**AIM OF THE EXERCISE**
Without the pictures, set down every line of the data exactly.
— Begin —
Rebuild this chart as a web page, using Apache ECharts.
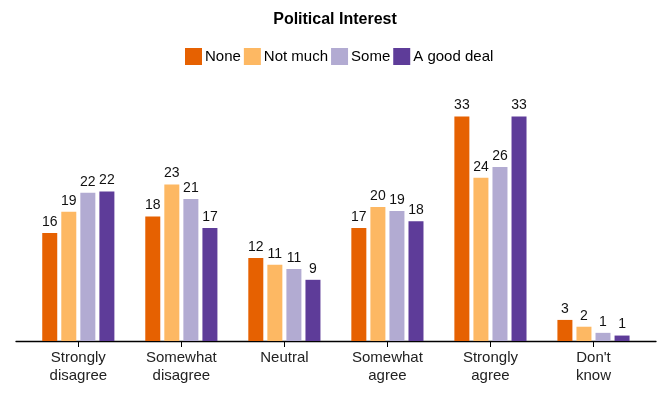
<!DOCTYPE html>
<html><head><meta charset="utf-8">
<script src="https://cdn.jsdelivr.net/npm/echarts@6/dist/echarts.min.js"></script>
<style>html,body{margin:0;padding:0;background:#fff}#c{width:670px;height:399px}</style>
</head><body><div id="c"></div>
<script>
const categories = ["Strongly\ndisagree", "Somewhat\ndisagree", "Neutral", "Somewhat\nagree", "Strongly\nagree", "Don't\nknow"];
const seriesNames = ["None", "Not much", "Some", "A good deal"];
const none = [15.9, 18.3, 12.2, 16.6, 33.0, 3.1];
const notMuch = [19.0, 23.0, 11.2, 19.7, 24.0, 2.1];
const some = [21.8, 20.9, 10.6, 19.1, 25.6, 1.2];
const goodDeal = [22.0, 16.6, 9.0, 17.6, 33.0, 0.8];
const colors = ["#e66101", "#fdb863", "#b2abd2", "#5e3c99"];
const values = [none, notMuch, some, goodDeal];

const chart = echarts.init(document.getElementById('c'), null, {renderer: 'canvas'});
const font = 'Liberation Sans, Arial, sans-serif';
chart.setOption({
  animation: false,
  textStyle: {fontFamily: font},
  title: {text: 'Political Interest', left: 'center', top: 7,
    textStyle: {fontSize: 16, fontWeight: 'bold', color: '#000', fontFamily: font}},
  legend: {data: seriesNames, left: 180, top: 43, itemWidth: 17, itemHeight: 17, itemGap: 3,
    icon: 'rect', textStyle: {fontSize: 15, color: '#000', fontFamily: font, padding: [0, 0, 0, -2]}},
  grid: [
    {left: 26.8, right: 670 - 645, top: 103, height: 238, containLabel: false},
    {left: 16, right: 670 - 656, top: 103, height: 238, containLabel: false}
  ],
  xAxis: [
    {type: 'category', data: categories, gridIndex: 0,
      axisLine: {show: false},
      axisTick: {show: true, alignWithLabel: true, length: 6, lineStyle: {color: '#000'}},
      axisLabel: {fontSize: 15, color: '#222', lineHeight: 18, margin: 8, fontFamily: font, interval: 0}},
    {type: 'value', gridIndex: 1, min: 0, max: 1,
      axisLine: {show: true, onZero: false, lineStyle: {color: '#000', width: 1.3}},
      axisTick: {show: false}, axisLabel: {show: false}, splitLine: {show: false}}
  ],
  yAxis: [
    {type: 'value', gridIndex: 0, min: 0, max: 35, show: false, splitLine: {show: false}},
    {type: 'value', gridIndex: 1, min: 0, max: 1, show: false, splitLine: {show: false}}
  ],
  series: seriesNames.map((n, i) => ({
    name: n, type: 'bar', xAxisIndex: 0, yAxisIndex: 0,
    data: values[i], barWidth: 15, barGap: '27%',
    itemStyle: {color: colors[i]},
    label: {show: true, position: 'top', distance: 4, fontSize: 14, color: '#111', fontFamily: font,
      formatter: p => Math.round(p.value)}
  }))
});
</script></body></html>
— End —
**SOLUTION TO THE PROBLEM**
Rebuild this chart as a web page, using Apache ECharts.
<!DOCTYPE html>
<html><head><meta charset="utf-8">
<script src="https://cdn.jsdelivr.net/npm/echarts@6/dist/echarts.min.js"></script>
<style>html,body{margin:0;padding:0;background:#fff}#c{width:670px;height:399px}</style>
</head><body><div id="c"></div>
<script>
const categories = ["Strongly\ndisagree", "Somewhat\ndisagree", "Neutral", "Somewhat\nagree", "Strongly\nagree", "Don't\nknow"];
const seriesNames = ["None", "Not much", "Some", "A good deal"];
const none = [15.9, 18.3, 12.2, 16.6, 33.0, 3.1];
const notMuch = [19.0, 23.0, 11.2, 19.7, 24.0, 2.1];
const some = [21.8, 20.9, 10.6, 19.1, 25.6, 1.2];
const goodDeal = [22.0, 16.6, 9.0, 17.6, 33.0, 0.8];
const colors = ["#e66101", "#fdb863", "#b2abd2", "#5e3c99"];
const values = [none, notMuch, some, goodDeal];

const chart = echarts.init(document.getElementById('c'), null, {renderer: 'canvas'});
const font = 'Liberation Sans, Arial, sans-serif';
chart.setOption({
  animation: false,
  textStyle: {fontFamily: font},
  title: {text: 'Political Interest', left: 'center', top: 7,
    textStyle: {fontSize: 16, fontWeight: 'bold', color: '#000', fontFamily: font}},
  legend: {data: seriesNames, left: 180, top: 43, itemWidth: 17, itemHeight: 17, itemGap: 3,
    icon: 'rect', textStyle: {fontSize: 15, color: '#000', fontFamily: font, padding: [0, 0, 0, -2]}},
  grid: [
    {left: 26.8, right: 670 - 645, top: 103, height: 238, containLabel: false},
    {left: 16, right: 670 - 656, top: 103, height: 238, containLabel: false}
  ],
  xAxis: [
    {type: 'category', data: categories, gridIndex: 0,
      axisLine: {show: false},
      axisTick: {show: true, alignWithLabel: true, length: 6, lineStyle: {color: '#000'}},
      axisLabel: {fontSize: 15, color: '#222', lineHeight: 18, margin: 8, fontFamily: font, interval: 0}},
    {type: 'value', gridIndex: 1, min: 0, max: 1,
      axisLine: {show: true, onZero: false, lineStyle: {color: '#000', width: 1.3}},
      axisTick: {show: false}, axisLabel: {show: false}, splitLine: {show: false}}
  ],
  yAxis: [
    {type: 'value', gridIndex: 0, min: 0, max: 35, show: false, splitLine: {show: false}},
    {type: 'value', gridIndex: 1, min: 0, max: 1, show: false, splitLine: {show: false}}
  ],
  series: seriesNames.map((n, i) => ({
    name: n, type: 'bar', xAxisIndex: 0, yAxisIndex: 0,
    data: values[i], barWidth: 15, barGap: '27%',
    itemStyle: {color: colors[i]},
    label: {show: true, position: 'top', distance: 4, fontSize: 14, color: '#111', fontFamily: font,
      formatter: p => Math.round(p.value)}
  }))
});
</script></body></html>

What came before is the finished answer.